Tom Cruise in Jack Reacher: Never Go Back
Photo: Everett Collection

That Mission: Impossible connection means that Jack Reacher turned out to be a crucial movie in Cruise’s 2010s, which focused so heavily on reclaiming his brand, sometimes at the expense of his formidable talent. He struck the strongest balance between the two in the McQuarrie-scripted Edge of Tomorrow, a year and a half after Reacher, but this movie put him on the right path in between middling simulations of the Cruise Thing that came with Knight and Day and Oblivion. He may have been grasping at straws, but this was a particularly good straw.
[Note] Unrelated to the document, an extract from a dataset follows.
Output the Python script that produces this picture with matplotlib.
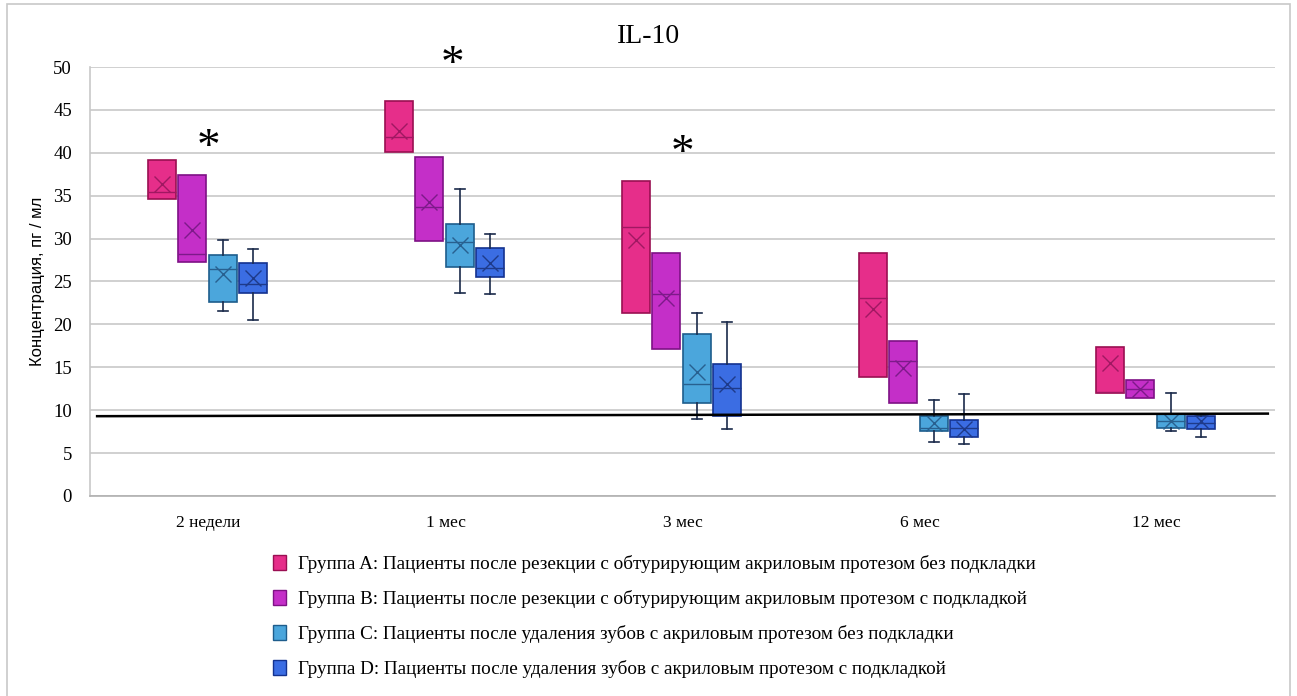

By the time Never Go Back rolled around, Cruise had another Mission under his belt, and a four-years-later Reacher sequel felt like an afterthought. Yet that movie is also pivotal to Cruise’s trajectory, in that its middling box office results, preceding the underperformance of The Mummy, seems to have helped to convince Cruise to put all his chips into finally making Top Gun 2 and (maybe) finishing out the Mission: Impossible series. On the basis of the movie itself, this was not a bad decision. The Mission: Impossible movies are world-class, Cruise-branded spectacle; he’s made them into his second-act life’s work. Top Gun: Maverick, of course, beat long odds to become a beloved all-time smash. In all the hullabaloo, nobody much missed Jack Reacher beating up guys in parking lots. But even Never Go Back – an all together squarer, less atmospheric Reacher adventure – is highly watchable, maybe the closest thing Cruise could ever make to a streaming movie. Look, Denzel Washington makes stuff like this all the time.

Maybe that’s why Cruise’s Reacher resonates more than Ritchson’s. This is probably the role of a lifetime for Ritchson, and by all accounts he seems like a cool guy, not nearly as meatheaded as you might stereotype him. At the same time, watching his Reacher is like watching an uneven, vaguely juvenile comic book adaptation that all of the hardcore fans swear up and down is more “accurate.” Tom Cruise and Jack Reacher aren’t a perfect match: This isn’t one of his signature characters, and he’s not the obvious choice to play a burly, courtly super-detective. Even when the character involve self-flattery, Cruise has to work at it. Reacher is a frictionless experience; that’s why watching Ritchson easily avoid various scrapes makes such an easy comfort watch. Jack Reacher, however, has just as much Sunday-afternoon comfort, while scraping harder.